Start of GIVEN INFORMATION
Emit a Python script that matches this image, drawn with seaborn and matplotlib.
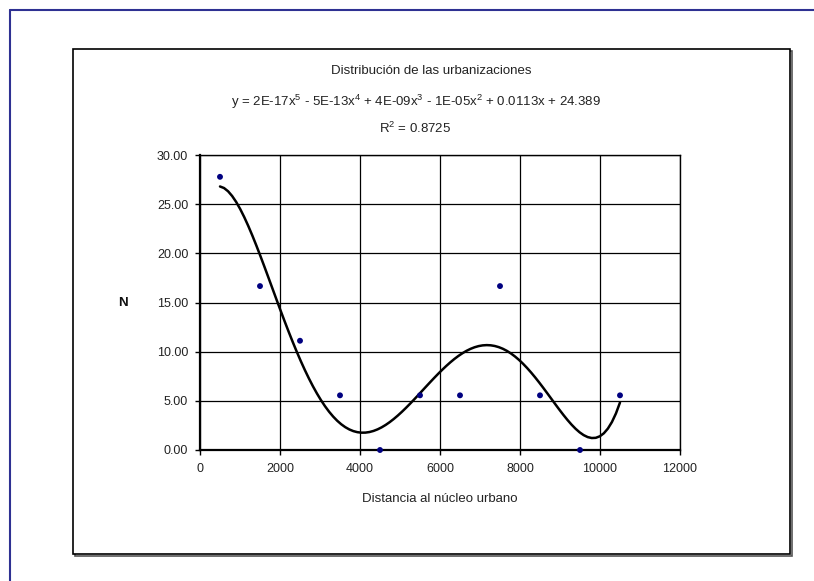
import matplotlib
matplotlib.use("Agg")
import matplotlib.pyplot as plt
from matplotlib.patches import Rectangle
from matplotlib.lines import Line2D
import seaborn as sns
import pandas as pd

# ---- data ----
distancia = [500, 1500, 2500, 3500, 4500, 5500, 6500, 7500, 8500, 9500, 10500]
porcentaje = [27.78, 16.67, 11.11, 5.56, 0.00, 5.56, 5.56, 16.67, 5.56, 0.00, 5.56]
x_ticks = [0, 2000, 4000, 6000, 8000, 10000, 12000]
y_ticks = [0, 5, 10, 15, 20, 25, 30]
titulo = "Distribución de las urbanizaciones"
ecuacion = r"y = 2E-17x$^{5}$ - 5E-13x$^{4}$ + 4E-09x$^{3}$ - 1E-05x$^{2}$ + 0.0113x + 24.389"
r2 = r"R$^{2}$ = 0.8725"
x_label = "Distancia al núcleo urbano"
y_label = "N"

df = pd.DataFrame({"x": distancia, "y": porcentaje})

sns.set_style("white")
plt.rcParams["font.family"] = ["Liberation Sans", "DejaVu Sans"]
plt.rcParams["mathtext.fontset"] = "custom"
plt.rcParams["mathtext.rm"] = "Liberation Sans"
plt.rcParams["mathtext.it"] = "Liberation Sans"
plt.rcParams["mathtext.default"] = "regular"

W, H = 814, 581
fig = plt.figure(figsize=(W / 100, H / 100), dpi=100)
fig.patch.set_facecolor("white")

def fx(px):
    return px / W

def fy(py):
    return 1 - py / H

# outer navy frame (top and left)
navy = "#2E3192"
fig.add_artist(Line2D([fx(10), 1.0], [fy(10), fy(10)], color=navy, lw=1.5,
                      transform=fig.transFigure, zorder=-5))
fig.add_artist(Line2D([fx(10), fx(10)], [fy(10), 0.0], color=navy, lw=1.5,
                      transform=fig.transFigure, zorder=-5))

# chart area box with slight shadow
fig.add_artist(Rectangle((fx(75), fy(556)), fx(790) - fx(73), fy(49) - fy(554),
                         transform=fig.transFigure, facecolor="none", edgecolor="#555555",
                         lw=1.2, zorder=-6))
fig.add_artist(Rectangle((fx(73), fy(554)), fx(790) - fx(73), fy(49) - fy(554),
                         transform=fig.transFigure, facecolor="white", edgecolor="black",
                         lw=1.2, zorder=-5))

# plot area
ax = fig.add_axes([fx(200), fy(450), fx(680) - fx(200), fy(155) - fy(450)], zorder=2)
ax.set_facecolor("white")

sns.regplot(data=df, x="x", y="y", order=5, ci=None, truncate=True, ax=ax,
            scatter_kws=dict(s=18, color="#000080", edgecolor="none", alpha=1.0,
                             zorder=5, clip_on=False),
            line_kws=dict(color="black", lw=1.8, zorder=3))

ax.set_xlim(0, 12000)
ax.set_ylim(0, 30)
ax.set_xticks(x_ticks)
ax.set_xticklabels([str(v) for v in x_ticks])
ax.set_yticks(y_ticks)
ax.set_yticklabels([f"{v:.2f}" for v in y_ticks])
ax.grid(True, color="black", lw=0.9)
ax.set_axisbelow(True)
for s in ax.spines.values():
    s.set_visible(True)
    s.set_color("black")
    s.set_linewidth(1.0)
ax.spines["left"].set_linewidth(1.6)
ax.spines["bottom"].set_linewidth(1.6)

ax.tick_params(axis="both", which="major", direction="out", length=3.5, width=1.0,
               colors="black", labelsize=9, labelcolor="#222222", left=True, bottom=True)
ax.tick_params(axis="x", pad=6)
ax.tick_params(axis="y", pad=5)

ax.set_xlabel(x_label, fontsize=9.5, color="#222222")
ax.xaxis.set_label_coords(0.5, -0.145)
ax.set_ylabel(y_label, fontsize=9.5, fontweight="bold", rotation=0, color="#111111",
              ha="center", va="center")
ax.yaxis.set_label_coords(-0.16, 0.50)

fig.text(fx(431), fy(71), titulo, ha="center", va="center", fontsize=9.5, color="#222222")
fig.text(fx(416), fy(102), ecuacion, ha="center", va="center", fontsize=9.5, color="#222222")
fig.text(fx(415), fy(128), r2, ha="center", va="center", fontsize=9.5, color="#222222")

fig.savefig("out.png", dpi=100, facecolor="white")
End of GIVEN INFORMATION
● **EXERCISE GOAL**: Every line above should be returned exactly; the pictures stay out.

● **WRITTEN SOLUTION**:
Emit a Python script that matches this image, drawn with seaborn and matplotlib.
import matplotlib
matplotlib.use("Agg")
import matplotlib.pyplot as plt
from matplotlib.patches import Rectangle
from matplotlib.lines import Line2D
import seaborn as sns
import pandas as pd

# ---- data ----
distancia = [500, 1500, 2500, 3500, 4500, 5500, 6500, 7500, 8500, 9500, 10500]
porcentaje = [27.78, 16.67, 11.11, 5.56, 0.00, 5.56, 5.56, 16.67, 5.56, 0.00, 5.56]
x_ticks = [0, 2000, 4000, 6000, 8000, 10000, 12000]
y_ticks = [0, 5, 10, 15, 20, 25, 30]
titulo = "Distribución de las urbanizaciones"
ecuacion = r"y = 2E-17x$^{5}$ - 5E-13x$^{4}$ + 4E-09x$^{3}$ - 1E-05x$^{2}$ + 0.0113x + 24.389"
r2 = r"R$^{2}$ = 0.8725"
x_label = "Distancia al núcleo urbano"
y_label = "N"

df = pd.DataFrame({"x": distancia, "y": porcentaje})

sns.set_style("white")
plt.rcParams["font.family"] = ["Liberation Sans", "DejaVu Sans"]
plt.rcParams["mathtext.fontset"] = "custom"
plt.rcParams["mathtext.rm"] = "Liberation Sans"
plt.rcParams["mathtext.it"] = "Liberation Sans"
plt.rcParams["mathtext.default"] = "regular"

W, H = 814, 581
fig = plt.figure(figsize=(W / 100, H / 100), dpi=100)
fig.patch.set_facecolor("white")

def fx(px):
    return px / W

def fy(py):
    return 1 - py / H

# outer navy frame (top and left)
navy = "#2E3192"
fig.add_artist(Line2D([fx(10), 1.0], [fy(10), fy(10)], color=navy, lw=1.5,
                      transform=fig.transFigure, zorder=-5))
fig.add_artist(Line2D([fx(10), fx(10)], [fy(10), 0.0], color=navy, lw=1.5,
                      transform=fig.transFigure, zorder=-5))

# chart area box with slight shadow
fig.add_artist(Rectangle((fx(75), fy(556)), fx(790) - fx(73), fy(49) - fy(554),
                         transform=fig.transFigure, facecolor="none", edgecolor="#555555",
                         lw=1.2, zorder=-6))
fig.add_artist(Rectangle((fx(73), fy(554)), fx(790) - fx(73), fy(49) - fy(554),
                         transform=fig.transFigure, facecolor="white", edgecolor="black",
                         lw=1.2, zorder=-5))

# plot area
ax = fig.add_axes([fx(200), fy(450), fx(680) - fx(200), fy(155) - fy(450)], zorder=2)
ax.set_facecolor("white")

sns.regplot(data=df, x="x", y="y", order=5, ci=None, truncate=True, ax=ax,
            scatter_kws=dict(s=18, color="#000080", edgecolor="none", alpha=1.0,
                             zorder=5, clip_on=False),
            line_kws=dict(color="black", lw=1.8, zorder=3))

ax.set_xlim(0, 12000)
ax.set_ylim(0, 30)
ax.set_xticks(x_ticks)
ax.set_xticklabels([str(v) for v in x_ticks])
ax.set_yticks(y_ticks)
ax.set_yticklabels([f"{v:.2f}" for v in y_ticks])
ax.grid(True, color="black", lw=0.9)
ax.set_axisbelow(True)
for s in ax.spines.values():
    s.set_visible(True)
    s.set_color("black")
    s.set_linewidth(1.0)
ax.spines["left"].set_linewidth(1.6)
ax.spines["bottom"].set_linewidth(1.6)

ax.tick_params(axis="both", which="major", direction="out", length=3.5, width=1.0,
               colors="black", labelsize=9, labelcolor="#222222", left=True, bottom=True)
ax.tick_params(axis="x", pad=6)
ax.tick_params(axis="y", pad=5)

ax.set_xlabel(x_label, fontsize=9.5, color="#222222")
ax.xaxis.set_label_coords(0.5, -0.145)
ax.set_ylabel(y_label, fontsize=9.5, fontweight="bold", rotation=0, color="#111111",
              ha="center", va="center")
ax.yaxis.set_label_coords(-0.16, 0.50)

fig.text(fx(431), fy(71), titulo, ha="center", va="center", fontsize=9.5, color="#222222")
fig.text(fx(416), fy(102), ecuacion, ha="center", va="center", fontsize=9.5, color="#222222")
fig.text(fx(415), fy(128), r2, ha="center", va="center", fontsize=9.5, color="#222222")

fig.savefig("out.png", dpi=100, facecolor="white")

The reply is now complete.